I learned this the hard way as well… I did a big OS update on mine once and it broke almost every application running on it. Docker worked perfectly still. I transferred everything I could to Docker after that.


I use a combo of Roku and Firesticks through the house. Since I have a raspberry pi with pihole on it all the ads and telemetry is blocked, or at least majority of it is.


I used to use Subsonic, but it’s become too outdated for me sadly. I switched to a fork Navidrome which updates a few times a year and enjoy the improvements it’s been providing. I use it with the mobile app Symfonium and love that they are both improving the API to add additional features and options over what Subsonic offered. I run it on my Synology in Docker so you should have no issues either.

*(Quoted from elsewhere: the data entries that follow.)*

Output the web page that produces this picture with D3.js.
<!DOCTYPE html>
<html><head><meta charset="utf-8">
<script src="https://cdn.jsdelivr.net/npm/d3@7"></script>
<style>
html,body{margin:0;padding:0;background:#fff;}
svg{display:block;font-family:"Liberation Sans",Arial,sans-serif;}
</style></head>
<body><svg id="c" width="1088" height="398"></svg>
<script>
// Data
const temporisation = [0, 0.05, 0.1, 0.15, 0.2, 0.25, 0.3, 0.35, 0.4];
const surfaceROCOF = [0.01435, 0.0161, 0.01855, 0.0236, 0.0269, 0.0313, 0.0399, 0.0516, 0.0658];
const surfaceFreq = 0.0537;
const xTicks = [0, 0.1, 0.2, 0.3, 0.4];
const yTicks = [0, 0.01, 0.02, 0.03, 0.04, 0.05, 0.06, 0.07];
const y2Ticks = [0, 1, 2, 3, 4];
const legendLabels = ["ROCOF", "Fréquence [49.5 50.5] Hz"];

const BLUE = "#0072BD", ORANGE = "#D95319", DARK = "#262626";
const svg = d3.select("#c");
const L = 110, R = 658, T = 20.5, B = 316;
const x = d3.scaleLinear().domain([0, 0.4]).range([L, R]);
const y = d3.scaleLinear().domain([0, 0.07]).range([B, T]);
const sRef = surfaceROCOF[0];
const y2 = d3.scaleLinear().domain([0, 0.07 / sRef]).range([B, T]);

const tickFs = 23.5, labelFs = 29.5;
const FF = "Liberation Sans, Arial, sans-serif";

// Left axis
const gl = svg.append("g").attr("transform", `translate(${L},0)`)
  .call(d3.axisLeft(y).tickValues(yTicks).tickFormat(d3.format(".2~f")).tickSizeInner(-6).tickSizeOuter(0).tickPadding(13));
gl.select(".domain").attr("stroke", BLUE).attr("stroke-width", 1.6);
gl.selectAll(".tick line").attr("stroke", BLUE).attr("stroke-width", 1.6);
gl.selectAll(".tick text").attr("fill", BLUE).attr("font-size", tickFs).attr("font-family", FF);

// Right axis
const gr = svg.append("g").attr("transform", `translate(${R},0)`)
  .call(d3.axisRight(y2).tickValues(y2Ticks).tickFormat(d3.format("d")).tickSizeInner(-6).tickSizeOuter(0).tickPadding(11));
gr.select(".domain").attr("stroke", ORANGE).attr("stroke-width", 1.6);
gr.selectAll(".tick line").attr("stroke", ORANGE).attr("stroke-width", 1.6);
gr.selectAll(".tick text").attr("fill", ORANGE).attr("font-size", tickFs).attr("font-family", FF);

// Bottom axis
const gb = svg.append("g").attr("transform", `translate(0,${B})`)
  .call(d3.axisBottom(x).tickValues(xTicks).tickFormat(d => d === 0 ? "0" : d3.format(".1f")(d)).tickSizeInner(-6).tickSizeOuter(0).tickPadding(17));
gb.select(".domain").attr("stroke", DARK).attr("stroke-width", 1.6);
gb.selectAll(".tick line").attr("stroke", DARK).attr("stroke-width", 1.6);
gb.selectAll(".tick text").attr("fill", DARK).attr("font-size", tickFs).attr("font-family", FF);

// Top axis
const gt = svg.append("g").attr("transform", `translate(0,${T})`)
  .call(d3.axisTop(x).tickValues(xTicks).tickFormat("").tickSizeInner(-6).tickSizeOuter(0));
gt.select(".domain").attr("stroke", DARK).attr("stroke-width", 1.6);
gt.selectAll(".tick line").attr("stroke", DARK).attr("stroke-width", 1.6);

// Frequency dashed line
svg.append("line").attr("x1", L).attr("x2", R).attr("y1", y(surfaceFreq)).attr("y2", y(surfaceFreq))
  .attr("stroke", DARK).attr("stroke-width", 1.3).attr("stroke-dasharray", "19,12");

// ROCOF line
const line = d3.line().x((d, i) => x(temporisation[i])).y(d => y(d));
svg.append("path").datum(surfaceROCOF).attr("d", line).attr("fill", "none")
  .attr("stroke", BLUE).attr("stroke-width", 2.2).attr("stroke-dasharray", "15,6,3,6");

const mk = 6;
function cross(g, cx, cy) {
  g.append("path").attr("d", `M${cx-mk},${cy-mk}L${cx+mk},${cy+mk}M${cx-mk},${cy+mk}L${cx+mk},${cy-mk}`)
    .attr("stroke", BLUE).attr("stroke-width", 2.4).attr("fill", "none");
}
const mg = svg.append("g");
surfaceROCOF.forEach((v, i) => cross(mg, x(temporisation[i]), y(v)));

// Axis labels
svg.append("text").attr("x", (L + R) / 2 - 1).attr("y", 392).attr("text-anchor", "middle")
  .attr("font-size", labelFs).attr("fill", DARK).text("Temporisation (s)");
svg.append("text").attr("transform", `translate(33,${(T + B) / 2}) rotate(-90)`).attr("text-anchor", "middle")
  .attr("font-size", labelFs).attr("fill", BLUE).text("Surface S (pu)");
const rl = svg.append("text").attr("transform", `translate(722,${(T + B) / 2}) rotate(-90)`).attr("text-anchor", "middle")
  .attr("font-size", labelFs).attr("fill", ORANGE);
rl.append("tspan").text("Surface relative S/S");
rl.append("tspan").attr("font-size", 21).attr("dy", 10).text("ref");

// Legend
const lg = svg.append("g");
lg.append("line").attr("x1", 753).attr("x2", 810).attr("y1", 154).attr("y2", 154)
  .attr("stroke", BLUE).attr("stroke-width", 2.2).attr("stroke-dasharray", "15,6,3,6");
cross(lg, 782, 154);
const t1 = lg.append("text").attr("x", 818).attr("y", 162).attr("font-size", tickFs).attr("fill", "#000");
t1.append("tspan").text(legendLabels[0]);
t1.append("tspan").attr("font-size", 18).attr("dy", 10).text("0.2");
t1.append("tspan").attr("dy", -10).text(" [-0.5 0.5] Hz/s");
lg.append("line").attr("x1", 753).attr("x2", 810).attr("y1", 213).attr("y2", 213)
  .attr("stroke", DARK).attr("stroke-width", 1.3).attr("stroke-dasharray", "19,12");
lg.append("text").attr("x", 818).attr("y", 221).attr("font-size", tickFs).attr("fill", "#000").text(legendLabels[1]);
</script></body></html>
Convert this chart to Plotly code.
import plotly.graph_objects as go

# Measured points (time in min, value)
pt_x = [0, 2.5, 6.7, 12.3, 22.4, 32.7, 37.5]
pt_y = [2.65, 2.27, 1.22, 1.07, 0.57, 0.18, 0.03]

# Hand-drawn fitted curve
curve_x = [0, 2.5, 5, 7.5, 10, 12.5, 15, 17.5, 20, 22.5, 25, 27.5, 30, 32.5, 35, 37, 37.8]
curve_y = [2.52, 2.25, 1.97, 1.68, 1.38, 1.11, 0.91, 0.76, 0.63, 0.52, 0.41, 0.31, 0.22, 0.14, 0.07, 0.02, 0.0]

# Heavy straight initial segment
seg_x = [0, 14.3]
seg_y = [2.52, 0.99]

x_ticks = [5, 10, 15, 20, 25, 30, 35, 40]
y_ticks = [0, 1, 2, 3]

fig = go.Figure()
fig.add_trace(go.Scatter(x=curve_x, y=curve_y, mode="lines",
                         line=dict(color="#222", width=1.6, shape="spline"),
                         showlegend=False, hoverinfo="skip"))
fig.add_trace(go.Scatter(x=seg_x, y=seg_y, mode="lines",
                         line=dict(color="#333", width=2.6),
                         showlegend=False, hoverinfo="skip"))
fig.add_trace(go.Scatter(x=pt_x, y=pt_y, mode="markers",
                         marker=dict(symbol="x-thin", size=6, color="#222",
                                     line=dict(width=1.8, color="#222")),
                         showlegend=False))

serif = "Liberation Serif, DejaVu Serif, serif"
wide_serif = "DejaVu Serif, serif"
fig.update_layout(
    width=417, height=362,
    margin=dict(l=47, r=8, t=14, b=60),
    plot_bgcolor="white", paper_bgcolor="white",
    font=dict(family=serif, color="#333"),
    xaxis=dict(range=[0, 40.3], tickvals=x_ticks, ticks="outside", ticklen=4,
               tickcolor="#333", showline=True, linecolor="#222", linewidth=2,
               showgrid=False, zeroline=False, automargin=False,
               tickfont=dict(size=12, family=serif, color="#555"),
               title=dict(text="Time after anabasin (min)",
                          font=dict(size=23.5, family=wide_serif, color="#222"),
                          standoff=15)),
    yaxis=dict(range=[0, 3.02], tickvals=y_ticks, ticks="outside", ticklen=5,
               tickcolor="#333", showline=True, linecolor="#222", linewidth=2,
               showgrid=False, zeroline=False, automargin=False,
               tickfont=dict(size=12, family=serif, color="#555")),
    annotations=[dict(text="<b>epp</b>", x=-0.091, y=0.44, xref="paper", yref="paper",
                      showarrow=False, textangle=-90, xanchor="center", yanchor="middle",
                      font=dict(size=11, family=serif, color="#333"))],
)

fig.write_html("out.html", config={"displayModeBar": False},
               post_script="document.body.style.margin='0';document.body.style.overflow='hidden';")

Everything I do is manual, I don’t really have duplicates unless I get singles then get the album once it releases. Even then, unless the single comes with extra bonus tracks (seems to be a lost past time, never see this anymore) I will delete the singles after.

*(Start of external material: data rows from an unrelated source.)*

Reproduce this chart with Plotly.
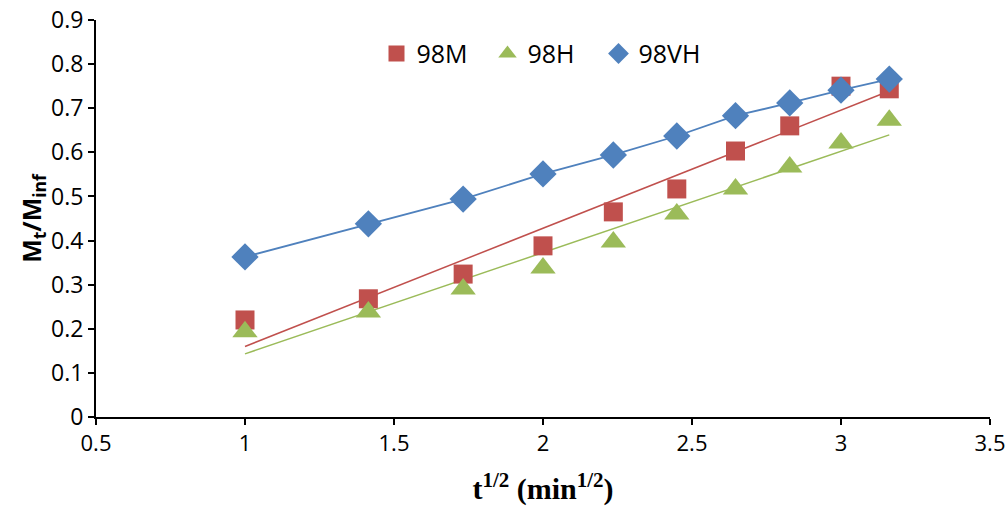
import numpy as np
import plotly.graph_objects as go

x = [1.0, 1.414, 1.732, 2.0, 2.236, 2.449, 2.646, 2.828, 3.0, 3.162]
y_98M = [0.220, 0.268, 0.324, 0.388, 0.465, 0.517, 0.603, 0.660, 0.750, 0.744]
y_98H = [0.193, 0.238, 0.290, 0.338, 0.397, 0.460, 0.517, 0.567, 0.621, 0.673]
y_98VH = [0.363, 0.438, 0.494, 0.551, 0.594, 0.637, 0.683, 0.712, 0.741, 0.766]

RED = "#C0504D"
GREEN = "#9BBB59"
BLUE = "#4F81BD"

fig = go.Figure()

# linear trend lines for 98M and 98H
xa = np.array(x)
for ys, col in [(y_98M, RED), (y_98H, GREEN)]:
    k, b = np.polyfit(xa, np.array(ys), 1)
    xs = [xa.min(), xa.max()]
    fig.add_trace(go.Scatter(x=xs, y=[k * v + b for v in xs], mode="lines",
                             line=dict(color=col, width=1.5), showlegend=False,
                             hoverinfo="skip"))

fig.add_trace(go.Scatter(x=x, y=y_98VH, mode="lines", line=dict(color=BLUE, width=1.8),
                         showlegend=False, hoverinfo="skip"))

fig.add_trace(go.Scatter(x=x, y=y_98M, mode="markers", name="98M",
                         marker=dict(symbol="square", size=19, color=RED)))
fig.add_trace(go.Scatter(x=x, y=y_98H, mode="markers", name="98H",
                         marker=dict(symbol="triangle-up", size=22, color=GREEN)))
fig.add_trace(go.Scatter(x=x, y=y_98VH, mode="markers", name="98VH",
                         marker=dict(symbol="diamond", size=21, color=BLUE)))

fig.update_layout(
    width=1007, height=514,
    margin=dict(l=96, r=17, t=20, b=97),
    paper_bgcolor="white", plot_bgcolor="white",
    font=dict(family="Open Sans, Liberation Sans, sans-serif", size=22, color="black"),
    legend=dict(orientation="h", x=0.5, xanchor="center", y=0.915, yanchor="middle",
                font=dict(size=25), itemwidth=30, entrywidth=66,
                bgcolor="rgba(0,0,0,0)"),
    xaxis=dict(range=[0.5, 3.5], dtick=0.5, showgrid=False, zeroline=False,
               showline=True, linecolor="black", linewidth=2, automargin=False,
               ticks="outside", ticklen=6, tickcolor="black", tickwidth=1.5,
               tickfont=dict(size=22), ticklabeloverflow="allow",
               title=dict(text="<b>t<sup>1/2</sup> (min<sup>1/2</sup>)</b>",
                          font=dict(family="Liberation Serif, Times New Roman, serif", size=30),
                          standoff=22)),
    yaxis=dict(range=[0, 0.9], dtick=0.1, showgrid=False, zeroline=False,
               showline=True, linecolor="black", linewidth=2, automargin=False,
               ticks="outside", ticklen=6, tickcolor="black", tickwidth=1.5,
               tickfont=dict(size=23), ticklabeloverflow="allow",
               title=dict(text="<b>M<sub>t</sub>/M<sub>inf</sub></b>",
                          font=dict(family="Open Sans, Liberation Sans, sans-serif", size=25),
                          standoff=0)),
)

fig.write_html("out.html", config={"displayModeBar": False},
               post_script="document.body.style.margin='0';")
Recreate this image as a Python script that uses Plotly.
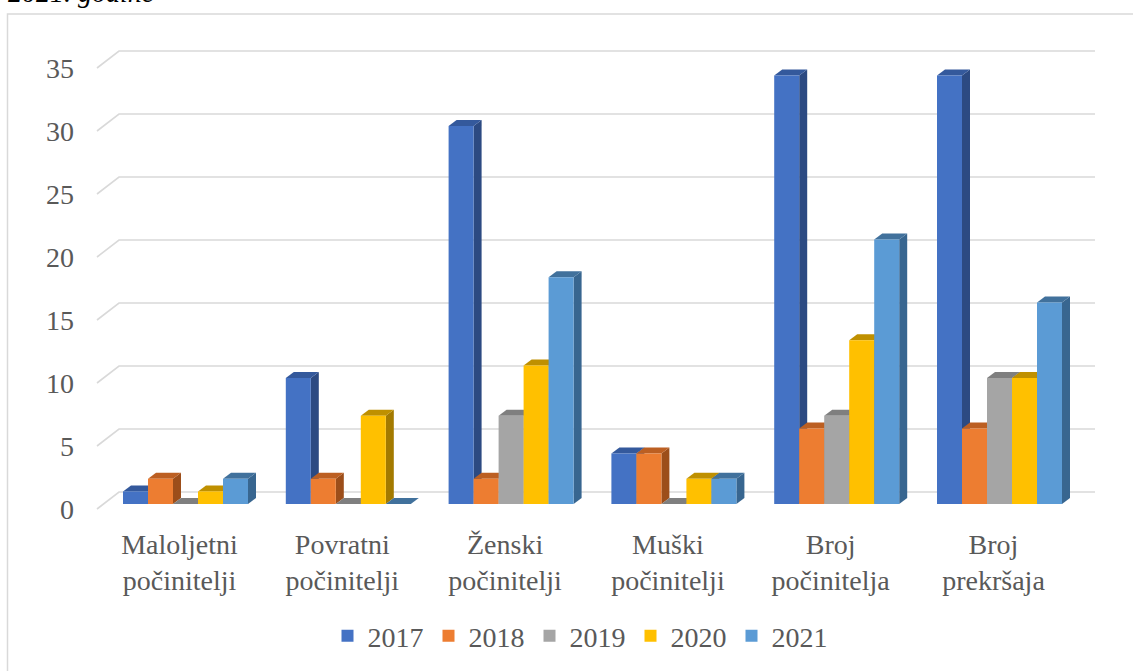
import plotly.graph_objects as go

# ---------------- data ----------------
categories = ["Maloljetni<br>počinitelji", "Povratni<br>počinitelji", "Ženski<br>počinitelji",
              "Muški<br>počinitelji", "Broj<br>počinitelja", "Broj<br>prekršaja"]
years = ["2017", "2018", "2019", "2020", "2021"]
v2017 = [1, 10, 30, 4, 34, 34]
v2018 = [2, 2, 2, 4, 6, 6]
v2019 = [0, 0, 7, 0, 7, 10]
v2020 = [1, 7, 11, 2, 13, 10]
v2021 = [2, 0, 18, 2, 21, 16]
y_ticks = [0, 5, 10, 15, 20, 25, 30, 35]
series = [v2017, v2018, v2019, v2020, v2021]

# ---------------- styling ----------------
front_col = ["#4472C4", "#ED7D31", "#A5A5A5", "#FFC000", "#5B9BD5"]
side_col = ["#2C4A82", "#9C4E1A", "#6F6F6F", "#A37A00", "#386690"]
top_col = ["#34599C", "#BC5F22", "#7F7F7F", "#BF9000", "#41719C"]
FONT = "Liberation Serif, Times New Roman, serif"
TXT = "#595959"
GRID = "#D9D9D9"

# ---------------- geometry (pixel layout) ----------------
W, H = 1133, 671
L, R, T, B = 80, 1110, 25, 525
CAT_PX = 162.8      # pixels per category
C0_PX = 185.5       # pixel x of the first category centre
BASE_PX = 504       # pixel y of value 0 (bar base)
UNIT_PX = 12.6      # pixels per unit
CLUSTER = 125 / CAT_PX
BW = CLUSTER / len(years)
DX = 8 / CAT_PX     # bar depth (x)
DY = 6 / UNIT_PX    # bar depth (y)

xr_range = [(L - C0_PX) / CAT_PX, (R - C0_PX) / CAT_PX]
yr_range = [(BASE_PX - B) / UNIT_PX, (BASE_PX - T) / UNIT_PX]

def px_x(p):
    return (p - C0_PX) / CAT_PX

fig = go.Figure()

# front faces as real bars
for j, yr in enumerate(years):
    fig.add_trace(go.Bar(
        x=list(range(len(categories))), y=series[j], name=yr,
        marker=dict(color=front_col[j], line=dict(width=0)),
        hovertemplate="%{y}<extra>" + yr + "</extra>",
    ))

shapes = []
# back-wall gridlines with left-wall diagonal
for v in y_ticks:
    yf = v - 5 / UNIT_PX
    yb = v + 12 / UNIT_PX
    shapes.append(dict(
        type="path", xref="x", yref="y", layer="below",
        path=f"M{px_x(97)},{yf} L{px_x(119)},{yb} L{px_x(1095)},{yb}",
        line=dict(color=GRID, width=1.6)))

# 3D side and top faces (painter's order: left series first)
for j in range(len(years)):
    for i, v in enumerate(series[j]):
        xl = i - CLUSTER / 2 + j * BW
        xr = xl + BW
        if v > 0:
            shapes.append(dict(
                type="path", xref="x", yref="y", layer="below",
                path=f"M{xr},0 L{xr + DX},{DY} L{xr + DX},{v + DY} L{xr},{v} Z",
                fillcolor=side_col[j], line=dict(width=0)))
        shapes.append(dict(
            type="path", xref="x", yref="y", layer="below",
            path=f"M{xl},{v} L{xr},{v} L{xr + DX},{v + DY} L{xl + DX},{v + DY} Z",
            fillcolor=top_col[j], line=dict(width=0)))

# chart border
pw, ph = R - L, B - T
shapes.append(dict(
    type="rect", xref="paper", yref="paper", layer="below",
    x0=(7.5 - L) / pw, x1=(W + 20 - L) / pw,
    y0=(B - (H + 20)) / ph, y1=(B - 14) / ph,
    line=dict(color=GRID, width=1.5), fillcolor="rgba(0,0,0,0)"))

fig.update_layout(
    template="none",
    width=W, height=H,
    margin=dict(l=L, r=W - R, t=T, b=H - B, autoexpand=False),
    paper_bgcolor="white", plot_bgcolor="white",
    barmode="group", bargap=1 - CLUSTER, bargroupgap=0,
    shapes=shapes,
    font=dict(family=FONT, size=28, color=TXT),
    showlegend=True,
    legend=dict(orientation="h", x=(580 - L) / pw, xanchor="center",
                y=(B - 636) / ph, yanchor="middle",
                font=dict(family=FONT, size=28, color=TXT),
                itemwidth=30, traceorder="normal", bgcolor="rgba(0,0,0,0)"),
    annotations=[dict(
        text="<i>2021. godine</i>", xref="paper", yref="paper",
        x=(6 - L) / pw, y=(B - 10) / ph, xanchor="left", yanchor="bottom",
        showarrow=False, font=dict(family=FONT, size=28, color="black"))],
)
fig.update_xaxes(range=xr_range, tickvals=list(range(len(categories))), ticktext=categories,
                 showgrid=False, zeroline=False, showline=False, ticks="", automargin=False,
                 tickfont=dict(family=FONT, size=28, color=TXT), ticklabelshift=-6)
fig.update_yaxes(range=yr_range, tickvals=y_ticks, showgrid=False, zeroline=False,
                 showline=False, ticks="", ticklabelstandoff=5, ticklabelshift=5, automargin=False,
                 tickfont=dict(family=FONT, size=28, color=TXT))

fig.write_html("out.html", config={"displayModeBar": False},
               post_script="document.body.style.margin='0';")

Here is the forum post I originally found years ago to setup music picard to tag multiple genres, which is the only setup that I have that took extra effort and not just use out of the box defaults.


I have a library that’s been growing for about 20 years now. I don’t think I got too serious until around 2009, which is when I discovered music servers to host my library and quickly realized how bad its structure was. It took years of me getting folders done correctly followed by then working on tags. Automation scared me to much since the results were not always 100%. Once it was done I have kept a system to keep it that way the best I can.

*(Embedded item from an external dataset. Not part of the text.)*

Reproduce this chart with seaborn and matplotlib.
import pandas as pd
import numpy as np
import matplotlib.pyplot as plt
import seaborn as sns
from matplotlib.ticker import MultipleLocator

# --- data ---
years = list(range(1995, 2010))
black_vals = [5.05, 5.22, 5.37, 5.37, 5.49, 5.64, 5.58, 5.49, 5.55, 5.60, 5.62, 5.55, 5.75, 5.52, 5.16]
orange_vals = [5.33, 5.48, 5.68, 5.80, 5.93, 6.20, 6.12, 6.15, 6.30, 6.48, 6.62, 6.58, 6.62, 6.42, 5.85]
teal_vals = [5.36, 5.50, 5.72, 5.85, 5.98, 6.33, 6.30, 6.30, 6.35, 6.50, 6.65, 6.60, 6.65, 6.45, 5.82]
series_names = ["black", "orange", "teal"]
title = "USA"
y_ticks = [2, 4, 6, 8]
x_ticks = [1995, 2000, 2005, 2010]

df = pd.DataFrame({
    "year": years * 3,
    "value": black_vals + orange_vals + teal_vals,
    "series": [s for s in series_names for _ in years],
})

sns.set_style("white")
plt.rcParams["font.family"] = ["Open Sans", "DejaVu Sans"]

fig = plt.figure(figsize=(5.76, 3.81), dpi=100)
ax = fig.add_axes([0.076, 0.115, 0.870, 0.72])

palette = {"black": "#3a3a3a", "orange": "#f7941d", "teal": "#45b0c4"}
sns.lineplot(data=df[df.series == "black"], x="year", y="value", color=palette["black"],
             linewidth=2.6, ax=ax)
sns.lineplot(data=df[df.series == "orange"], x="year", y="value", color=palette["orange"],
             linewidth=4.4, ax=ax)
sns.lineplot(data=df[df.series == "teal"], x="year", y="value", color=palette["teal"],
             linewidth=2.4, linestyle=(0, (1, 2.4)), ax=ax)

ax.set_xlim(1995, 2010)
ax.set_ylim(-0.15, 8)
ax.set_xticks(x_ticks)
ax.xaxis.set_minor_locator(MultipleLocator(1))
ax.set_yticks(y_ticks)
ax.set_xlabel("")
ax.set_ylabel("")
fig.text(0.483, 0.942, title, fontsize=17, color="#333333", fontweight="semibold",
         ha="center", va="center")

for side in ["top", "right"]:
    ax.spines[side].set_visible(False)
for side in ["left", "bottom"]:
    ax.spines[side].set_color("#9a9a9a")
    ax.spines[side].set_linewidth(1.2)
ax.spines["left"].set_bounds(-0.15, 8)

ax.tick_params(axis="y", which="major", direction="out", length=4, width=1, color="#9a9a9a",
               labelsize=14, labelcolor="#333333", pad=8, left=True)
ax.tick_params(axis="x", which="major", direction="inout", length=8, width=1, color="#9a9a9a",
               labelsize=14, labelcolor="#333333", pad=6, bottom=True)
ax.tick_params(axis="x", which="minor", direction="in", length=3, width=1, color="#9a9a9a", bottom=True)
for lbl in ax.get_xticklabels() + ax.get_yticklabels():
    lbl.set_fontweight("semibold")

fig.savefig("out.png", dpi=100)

So for me once I get new content I use the app tagscanner to edit everything to the way I like, then I drop them into music Picard were I found a tutorial online a few years ago to set it up to just edit music genres. I found the one thing I never got right was music genres so finding this tool was incredible. Took months to run large sections of the library though. Now I got every track labeled with up to 5 genre tags. Once that is done I change folder names to what I want, drop them into my music directory folder which is root > artist > album (don’t care about year since it’s tagged). Scan music into my musicbee app and if any are missing covers I right click and tell it to find them. Then do a scan with navidrome to add it all there.
Yeah, as a big music fan I have always been disappointed in Embys music functionality. I followed the discussions around this on there site and I was a bit disappointed by the response. They were getting the same feedback around how bad it is and it should be revamped or even have a dedicated app just for music and they just dismissed it basically saying we’ll it can be something we may do later on but dont hold your breath and that they believe it works fine the way it is and dont agree it will help.
Luckily I really didnt care to use it for music anyway. I already had a Subsonic (now Navidrome) server for that. It would have been nice for a few things, but ultimately it was fine. The cool part is the android app Symfonium is the best music app I have ever used and it connects to all the servers to pull data. I obviously still use navidrome, but I could just pull from emby as well with it.